Die Ex-Linke stellt ihr „Bündnis Sahra Wagen­knecht – für Vernunft und Gerech­tig­keit“ also in den Dienst des Mittelstandes. Einer ihrer wesentlichen Mitstreiter ist der Karls­ru­her Unter­neh­mer Ralph Suikat. Immer wieder beton­te Wagenknecht, dass sie vor allem den „innova­ti­ven Mittel­stand“ stärken wollten. Die Politik sowohl in Deutsch­land als auch in der EU-Kommis­si­on in Brüssel sei „von Konzer­nen beein­flusst und gekauft“, hieß es, die Kartell­be­hör­den stell­ten der Markt­macht von Unter­neh­men wie Blackrock, Amazon oder Microsoft zu wenig entge­gen.

Das Umgarnen des Mittelstandes zeigte sich auch darin,, dass der Begriff Vermö­gen­steu­er im Gründungs­ma­ni­fest nicht vorkommt. Also doch keine höhere Besteue­rung von Vermö­gen und Erbschaf­ten? Das hatte Wagenknecht immer wieder gefordert. Nun laviert sie bei Nachfrage herum: „Es geht nicht um eine Vermö­gen­steu­er, die den Mittel­stand belas­tet, sondern um dieje­ni­gen, die Hunder­te Millio­nen besit­zen oder sogar Milli­ar­den“, sagte sie. Durch Erbschaften reich zu werden, passe nicht in ihre Definition einer Leistungsgesellschaft.

Das klingt krude, ist aber nur ein erstes warnendes Indiz für unternehmerisch denkende Menschen, Wagenknecht zu wählen oder sie zu unterstützen. Wer sich mit ihrer Partei anfreunden will, sollte nicht vergessen, wofür Wagenknecht im Kern steht: Abkehr vom Westen, Nein zur Nato, Umverteilung – das kann kein Wirtschaftsakteur ernsthaft wollen. Sozialismus scheitert im Realen, das sollte sich herumgesprochen haben.

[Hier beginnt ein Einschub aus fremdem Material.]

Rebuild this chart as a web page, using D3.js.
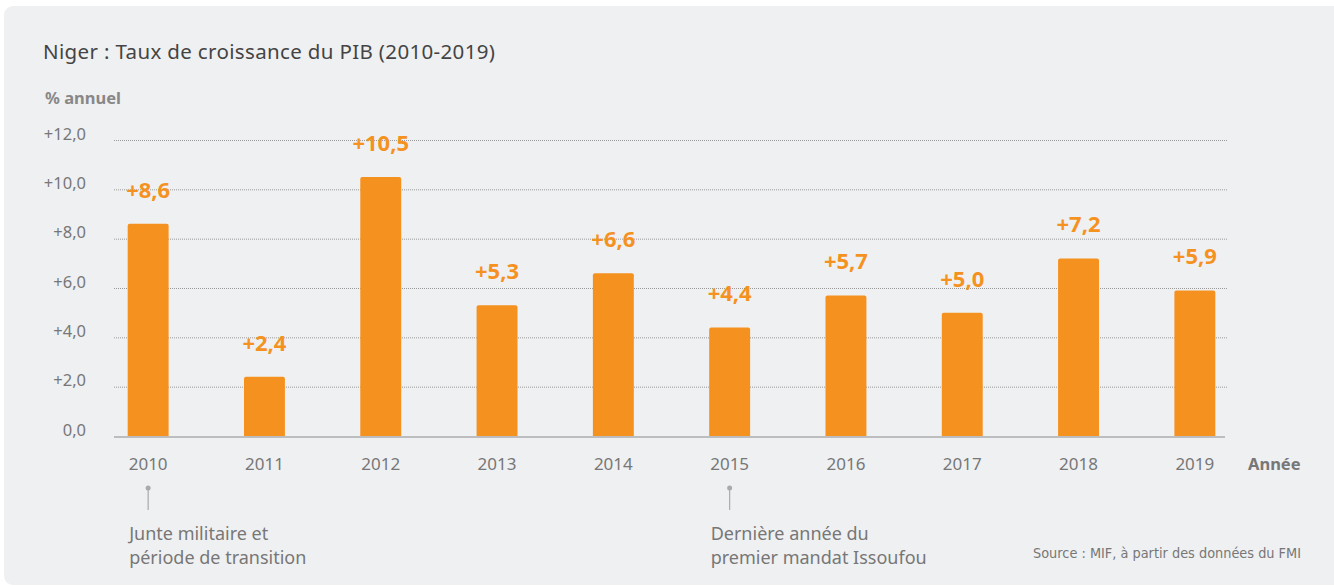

Vor gar nicht langer Zeit hat Wagenknecht ein Buch geschrieben, dass beinahe von einer sehr liberalen Jury zum deutschen Wirtschaftsbuch des Jahres gekürt worden wäre. Es standen viele kluge Sätze darin. Aber dann kommen diese Momente, diese anderen Ideen, Sätze und Vorhaben, da bekommt jeder Angst, der Menschen einen Job gibt und um das Wohl des Standortes bemüht ist. Links wie rechts, genial wie gefährlich – was der Mittelstand jetzt braucht, ist der durchdachte Mittelweg, Ausgewogenheit, multiple Denkweisen, Offenheit. Dafür steht das Bündnis Sahra Wagenknecht nicht.